San Francisco Archbishop George H. Niederauer, home bishop to House Speaker Nancy Pelosi, released a letter Friday saying that local Catholics are pressuring him to forbid the California Democrat to receive Holy Communion because of her recent televised remarks favoring abortion.

It was the strongest warning yet from a man who calls himself Mrs. Pelosi's "pastor" that one of the country's most powerful politicians may be denied the church's top sacrament.

Before doing so, "I am writing to invite her into a conversation on these matters," he said. "It is my obligation to teach forthrightly and to shepherd caringly, and that is my intent."

The archbishop's letter, a copy of which was delivered to Mrs. Pelosi's district office Thursday, spelled out his objections to Aug. 24 statements the speaker made during a "Meet the Press" interview.

Mrs. Pelosi, a member of St. Vincent de Paul Parish in San Francisco's Pacific Heights neighborhood, said in the interview that church fathers, such as St. Augustine, had not defined over the centuries when life begins nor did they have a solid position on abortion.

The Catholic Church settled on life beginning at conception only about 50 years ago, she added.

Her remarks brought rebukes from 11 prelates, including the archbishops of Washington, New York, Chicago and now San Francisco.
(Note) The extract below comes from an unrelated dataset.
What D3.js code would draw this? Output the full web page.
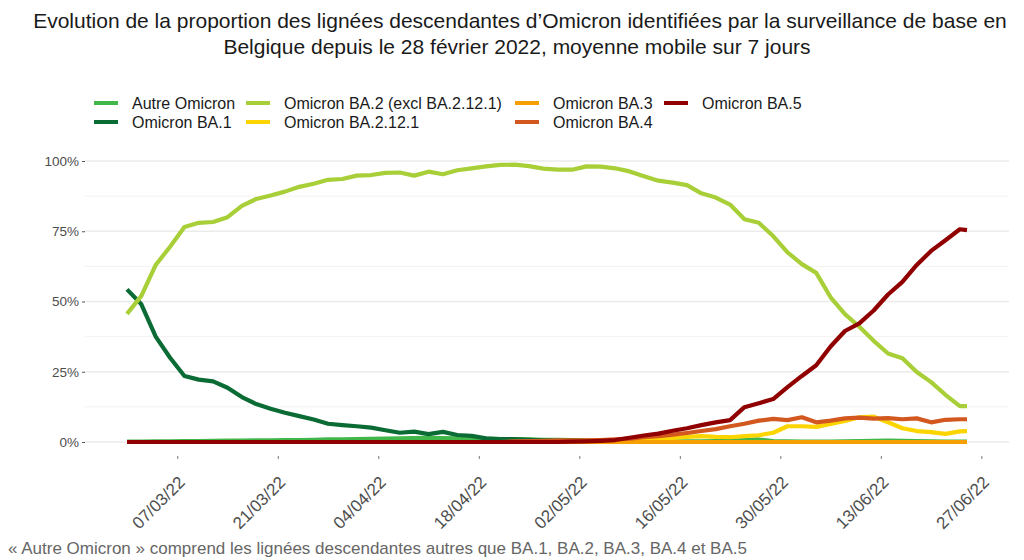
<!DOCTYPE html>
<html>
<head>
<meta charset="utf-8">
<script src="https://cdn.jsdelivr.net/npm/d3@7"></script>
<style>
  body { margin: 0; background: #fff; }
  svg { font-family: "Liberation Sans", Arial, sans-serif; }
</style>
</head>
<body>
<div id="chart"></div>
<script>
// Dates (7-day moving average, every 2nd day + last day)
const dates = ["28/02/22","02/03/22","04/03/22","06/03/22","08/03/22","10/03/22","12/03/22","14/03/22","16/03/22","18/03/22",
  "20/03/22","22/03/22","24/03/22","26/03/22","28/03/22","30/03/22","01/04/22","03/04/22","05/04/22","07/04/22",
  "09/04/22","11/04/22","13/04/22","15/04/22","17/04/22","19/04/22","21/04/22","23/04/22","25/04/22","27/04/22",
  "29/04/22","01/05/22","03/05/22","05/05/22","07/05/22","09/05/22","11/05/22","13/05/22","15/05/22","17/05/22",
  "19/05/22","21/05/22","23/05/22","25/05/22","27/05/22","29/05/22","31/05/22","02/06/22","04/06/22","06/06/22",
  "08/06/22","10/06/22","12/06/22","14/06/22","16/06/22","18/06/22","20/06/22","22/06/22","24/06/22","25/06/22"];

const autre = [0.1,0.1,0.2,0.2,0.3,0.3,0.4,0.5,0.5,0.6, 0.6,0.7,0.7,0.8,0.9,0.9,1.0,1.1,1.2,1.3,
  1.4,1.5,1.4,1.3,1.2,1.1,1.0,0.9,0.9,0.8, 0.8,0.7,0.6,0.5,0.4,0.3,0.3,0.2,0.2,0.2,
  0.2,0.3,0.4,0.7,0.9,0.3,0.2,0.1,0.1,0.1, 0.2,0.3,0.4,0.5,0.4,0.3,0.2,0.1,0.1,0.1];

const ba1 = [54.3,49,37.5,30,23.5,22.2,21.6,19.3,16,13.5, 11.8,10.4,9.2,8,6.5,6,5.6,5.1,4.2,3.3,
  3.7,2.8,3.6,2.5,2.2,1.3,1,1,0.8,0.6, 0.5,0.4,0.3,0.2,0.1,0,0,0,0,0,
  0,0,0,0,0,0,0,0,0,0, 0,0,0,0,0,0,0,0,0,0];

const ba2 = [45.6,52,63,69.5,76.5,78,78.3,80,84,86.5, 87.7,89.1,90.8,91.9,93.3,93.6,94.8,95,95.8,95.9,
  94.8,96.2,95.3,96.7,97.4,98.1,98.6,98.7,98.2,97.3, 96.9,96.9,98.1,98,97.4,96.3,94.6,93,92.3,91.4,
  88.5,87,84.5,79.3,78,73.3,67.5,63.3,60.2,51.5, 45.5,41,36,31.5,29.8,24.9,21.3,16.8,12.8,12.8];

const ba2121 = [0,0,0,0,0,0,0,0,0,0, 0,0,0,0,0,0,0,0,0,0,
  0,0,0,0,0,0,0,0,0,0.1, 0.2,0.3,0.4,0.5,0.6,0.7,0.9,1.0,1.5,1.8,
  2.1,1.8,1.7,2.1,2.4,3.3,5.6,5.6,5.4,6.4, 7.5,8.8,9.0,7.0,4.9,3.9,3.5,2.9,3.8,3.9];

const ba3 = [0,0,0,0,0,0,0,0,0,0, 0,0,0,0,0,0,0,0,0,0,
  0,0,0,0,0,0,0,0,0,0, 0,0,0,0,0,0,0,0,0,0,
  0,0,0,0,0,0,0,0,0,0, 0,0,0,0,0,0,0,0,0,0];

const ba4 = [0,0,0,0,0,0,0,0,0,0, 0,0,0,0,0,0,0,0,0,0,
  0,0,0,0,0,0,0,0.2,0.3,0.4, 0.6,0.6,0.6,0.7,0.9,1.2,1.7,2.1,2.6,3.2,
  3.9,4.6,5.6,6.5,7.6,8.2,7.8,8.8,7.0,7.6, 8.4,8.7,8.3,8.5,8.1,8.4,7.0,7.9,8.1,8.1];

const ba5 = [0,0,0,0,0,0,0,0,0,0, 0,0,0,0,0,0,0,0,0,0,
  0,0,0,0,0,0,0,0,0,0, 0,0.1,0.2,0.4,0.7,1.5,2.3,3,4,4.9,
  6,7,7.8,12.4,13.8,15.3,19.5,23.5,27.3,34, 39.5,42.2,46.8,52.5,57,63,68,71.8,75.7,75.4];

const seriesNames = ["Autre Omicron", "Omicron BA.1", "Omicron BA.2 (excl BA.2.12.1)",
  "Omicron BA.2.12.1", "Omicron BA.3", "Omicron BA.4", "Omicron BA.5"];
const seriesValues = [autre, ba1, ba2, ba2121, ba3, ba4, ba5];
const colors = ["#41b649", "#0b6b35", "#a8cf38", "#fcd400", "#f5a000", "#d3581f", "#900000"];

const xTickLabels = ["07/03/22","21/03/22","04/04/22","18/04/22","02/05/22","16/05/22","30/05/22","13/06/22","27/06/22"];
const yTicks = [0, 25, 50, 75, 100];
const yMinor = [12.5, 37.5, 62.5, 87.5];

const width = 1024, height = 560;
const panel = { left: 85, right: 1009, top: 148, bottom: 456 };

const parse = d3.timeParse("%d/%m/%y");
const dateObjs = dates.map(parse);

const svg = d3.select("#chart").append("svg")
    .attr("width", width)
    .attr("height", height);

// Scales (data area inset like ggplot's 5% expansion)
const x = d3.scaleTime()
    .domain(d3.extent(dateObjs))
    .range([127, 967]);

const y = d3.scaleLinear()
    .domain([0, 100])
    .range([442, 161]);

// Title
const title = svg.append("g").attr("fill", "#1a1a1a").style("font-size", "21px").attr("text-anchor", "middle");
title.append("text").attr("x", 520).attr("y", 28)
    .text("Evolution de la proportion des lignées descendantes d’Omicron identifiées par la surveillance de base en");
title.append("text").attr("x", 517).attr("y", 54)
    .text("Belgique depuis le 28 février 2022, moyenne mobile sur 7 jours");

// Gridlines
svg.append("g").selectAll("line")
    .data(yMinor)
    .join("line")
    .attr("x1", panel.left).attr("x2", panel.right)
    .attr("y1", d => y(d)).attr("y2", d => y(d))
    .attr("stroke", "#f3f3f3").attr("stroke-width", 1);

svg.append("g").selectAll("line")
    .data(yTicks)
    .join("line")
    .attr("x1", panel.left).attr("x2", panel.right)
    .attr("y1", d => y(d)).attr("y2", d => y(d))
    .attr("stroke", "#ebebeb").attr("stroke-width", 1.3);

// Y axis
const yAxis = svg.append("g")
    .attr("transform", `translate(${panel.left},0)`)
    .call(d3.axisLeft(y).tickValues(yTicks).tickSize(3).tickPadding(3).tickFormat(d => d + "%"));
yAxis.select(".domain").remove();
yAxis.selectAll("line").attr("stroke", "#555");
yAxis.selectAll("text").attr("fill", "#4d4d4d").style("font-size", "13.5px")
    .style("font-family", "'Liberation Sans', Arial, sans-serif");

// X axis
const xTicks = xTickLabels.map(parse);
const xAxis = svg.append("g")
    .attr("transform", `translate(0,${panel.bottom})`)
    .call(d3.axisBottom(x).tickValues(xTicks).tickSize(3).tickFormat(d3.timeFormat("%d/%m/%y")));
xAxis.select(".domain").remove();
xAxis.selectAll("line").attr("stroke", "#777");
xAxis.selectAll("text")
    .attr("fill", "#4d4d4d")
    .style("font-size", "17px")
    .style("font-family", "'Liberation Sans', Arial, sans-serif")
    .attr("text-anchor", "end")
    .attr("dy", "0.75em")
    .attr("transform", "translate(-5,14) rotate(-45)");

// Lines
const line = d3.line()
    .x((d, i) => x(dateObjs[i]))
    .y(d => y(d));

svg.append("g").selectAll("path")
    .data(seriesValues)
    .join("path")
    .attr("d", d => line(d))
    .attr("fill", "none")
    .attr("stroke", (d, i) => colors[i])
    .attr("stroke-width", 4.2)
    .attr("stroke-linejoin", "round");

// Legend
const legendPos = [
  { kx: 94, ky: 103 }, { kx: 94, ky: 122 },
  { kx: 246, ky: 103 }, { kx: 246, ky: 122 },
  { kx: 515, ky: 103 }, { kx: 515, ky: 122 },
  { kx: 664, ky: 103 }
];

const legend = svg.append("g").selectAll("g")
    .data(seriesNames)
    .join("g")
    .attr("transform", (d, i) => `translate(${legendPos[i].kx},${legendPos[i].ky})`);

legend.append("line")
    .attr("x1", 0).attr("x2", 24)
    .attr("stroke", (d, i) => colors[i])
    .attr("stroke-width", 4);

legend.append("text")
    .attr("x", 38)
    .attr("dy", "0.36em")
    .attr("fill", "#1a1a1a")
    .style("font-size", "16px")
    .text(d => d);

// Footnote
svg.append("text")
    .attr("x", 8)
    .attr("y", 554)
    .attr("fill", "#666")
    .style("font-size", "17px")
    .text("« Autre Omicron » comprend les lignées descendantes autres que BA.1, BA.2, BA.3, BA.4 et BA.5");
</script>
</body>
</html>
The U.S. Conference of Catholic Bishops also released a statement condemning and correcting her remarks.

In his letter, Archbishop Niederauer said it was his responsibility to clarify what the church does teach and to reject "erroneous, misleading and confusing positions."

He added that "many" Catholics have e-mailed or written him since then to express "dismay and concern" about Mrs. Pelosi's remarks and to ask whether she should be denied Holy Communion for her "public support for abortion." Catholic San Francisco, the archdiocesan newspaper, said the e-mails ran in the hundreds.

Normally, the church relies on people to appraise themselves as to whether they should receive Communion, he wrote. If they "knowingly and obstinately" reject church doctrines, he added, they should refrain.